有期労働契約119 雇止め後、使用者が動産の撤去等を行ったことが違法として、動産の引渡し、損害賠償請求が認容された事案(労務管理・顧問弁護士@静岡)

おはようございます。 今週も1週間がんばりましょう。

今日は、雇止め後、使用者が動産の撤去等を行ったことが違法として、動産の引渡し、損害賠償請求が認容された事案を見ていきましょう。

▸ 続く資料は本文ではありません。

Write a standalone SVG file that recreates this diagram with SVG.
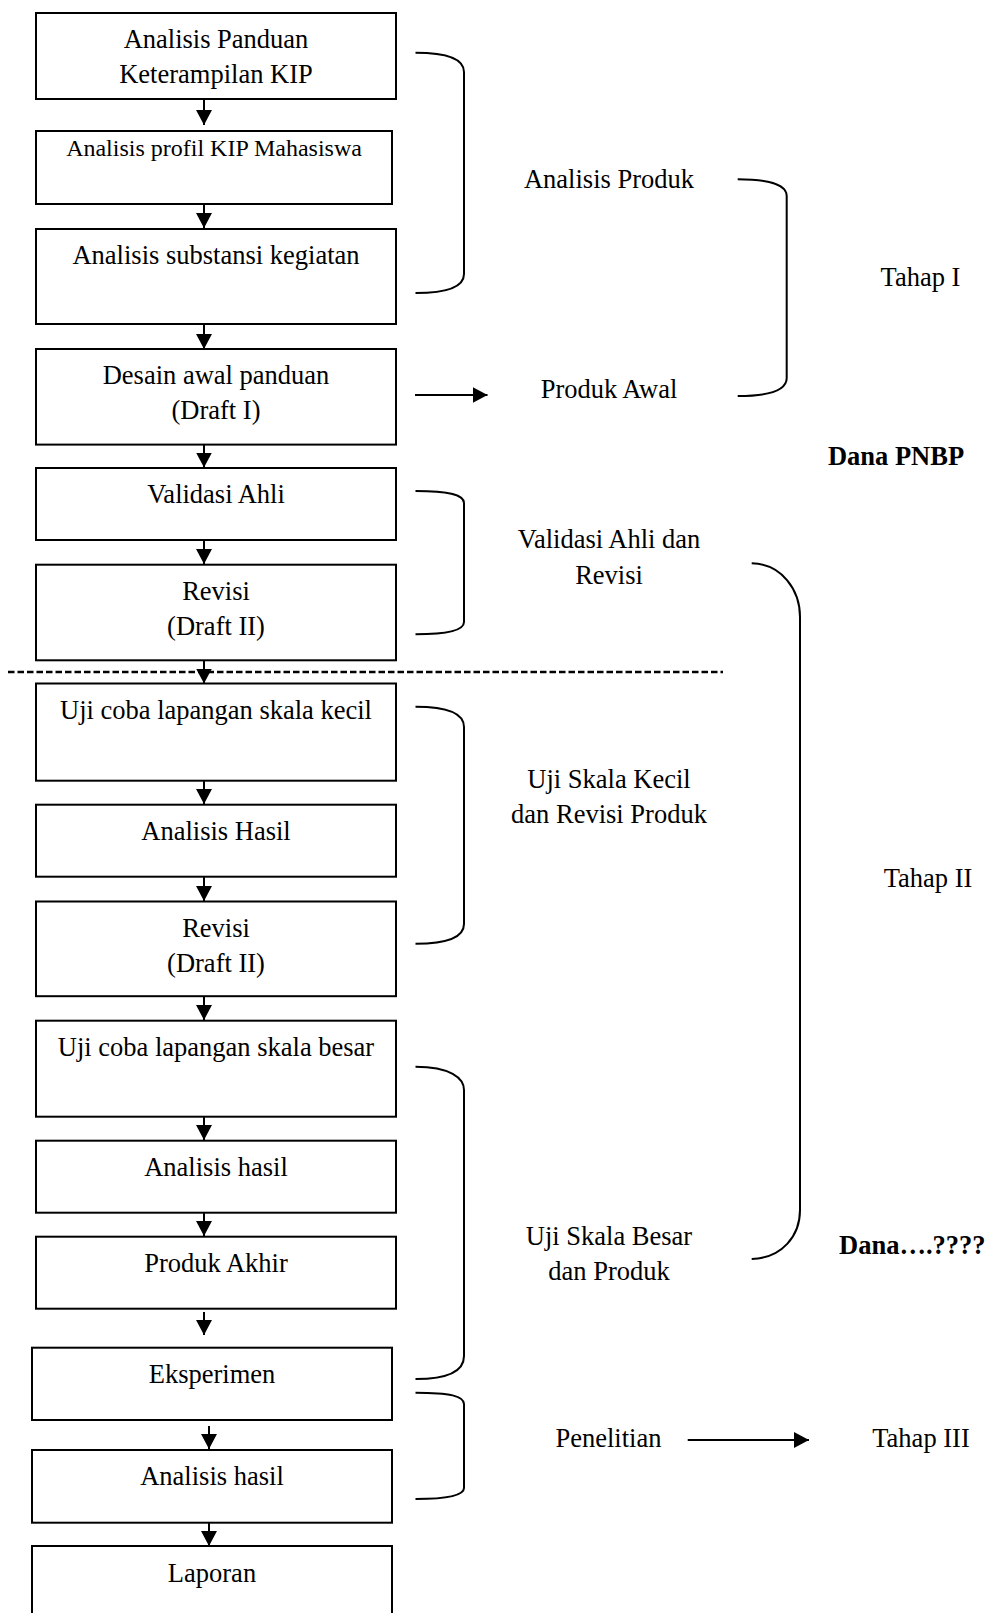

学校法人乙ほか(損害賠償請求等)事件(大阪高裁令和5年1月26日・労経速2510号9頁)

【事案の概要】

本件は、Y社との労働契約に基づきY社が運院するQ大学の専任講師として勤務していたXが、Y社から労働契約の期間満了による終了の通知を受け、その効力を争っていたところ、Y社らから、Xが占有使用していた研究室の占有を侵奪され、同研究室に置いていたX占有に係る動産も撤去されたとして、
(1)本件研究室を占有し上記動産を所持するY社に対し、①本件研究室の占有権に基づく占有回収として本件研究室の引渡し及び②原判決別紙動産目録記載の本件動産の占有権に基づく占有回収として本件動産の引渡しを求めるとともに、
(2)共同して上記占有侵奪行為をしたY社らに対し、上記占有侵奪行為が違法であるとして、Y2、Y3、Y4については同法709条、719条に基づき、Y2及びY3の使用者であるY社については民法715条1項に基づき、損害賠償として慰謝料100万円+遅延損害金の連帯支払を求める事案である。

原審は、XのY社に対する(1)②本件動産の引渡請求を認容するとともに、(2)損害賠償請求を慰謝料5万円+遅延損害金の支払を求める限度で認容したが、その余の請求は棄却した。

【裁判所の判断】

1 Y社は、Xに対し、別紙物件目録記載の建物部分を引き渡せ。

2 Y社は、Xに対し、別紙動産目録記載の動産を引き渡せ。

3 Y社らは、Xに対し、連帯して20万円+遅延損害金を支払え。

【判例のポイント】

1 Xが施錠された本件研究室内に相当量の動産を保管して同室を占有していることは容易に想定されていたのであるから、その占有が労働契約に伴い開始されたものであり、仮にその契約がXの主張にかかわらず期間満了により終了したというべきであったとしても、物の所持者が明確に拒否しているにもかかわらず、その占有を奪うことが違法となり得ることは見やすい道理であり(例えば窃盗罪の保護法益は占有である。)、Xが加入していた本件組合やX代理人弁護士らからも事前に同様の警告等を受けていたことを考えれば、Y2及びY3において、弁護士であるY4と相談の上適法であるとの見解が得られたというのみでは、過失がなかったということはできない

2 Y4が、法律専門家である弁護士としてY社による違法な自力救済の実行を容易にした点につき過失があったことは明らかというべきである。なお、Y4が、Y社において本件研究室使用の必要性が高い状況にあり、自力救済も許されるとの誤った判断に至ったものであるとしても、対立するX代理人弁護士らから既に自力救済の違法性を強く警告されていた状況に照らせば、少なくとも、法的手段として、いわゆる明渡断行の仮処分命令の申立て(民事保全法23条2項)が検討対象となるべきであったと考えられるが、Y4が、Y社に対して、そのような提案をしたことがないことはもとより、検討を行ったことを窺わせる事情すらない。
したがって、Y4が、弁護士として代理人の立場で関わったにとどまるとしても、Y4もまた、本件動産の撤去行為等を幇助したものとして、民法719条2項に基づき、共同不法行為者とみなされ、他の3名と連帯してXに対する損害賠償責任を負うというべきである。

冷静に考えればわかることかと思いますが、その場の雰囲気から突発的に不適切な判断をしてしまうことは否定できません。

しっかり法的手続きをとるということが大切です。

日頃から顧問弁護士に相談の上、適切に有期雇用契約に関する労務管理を行うことが肝要です。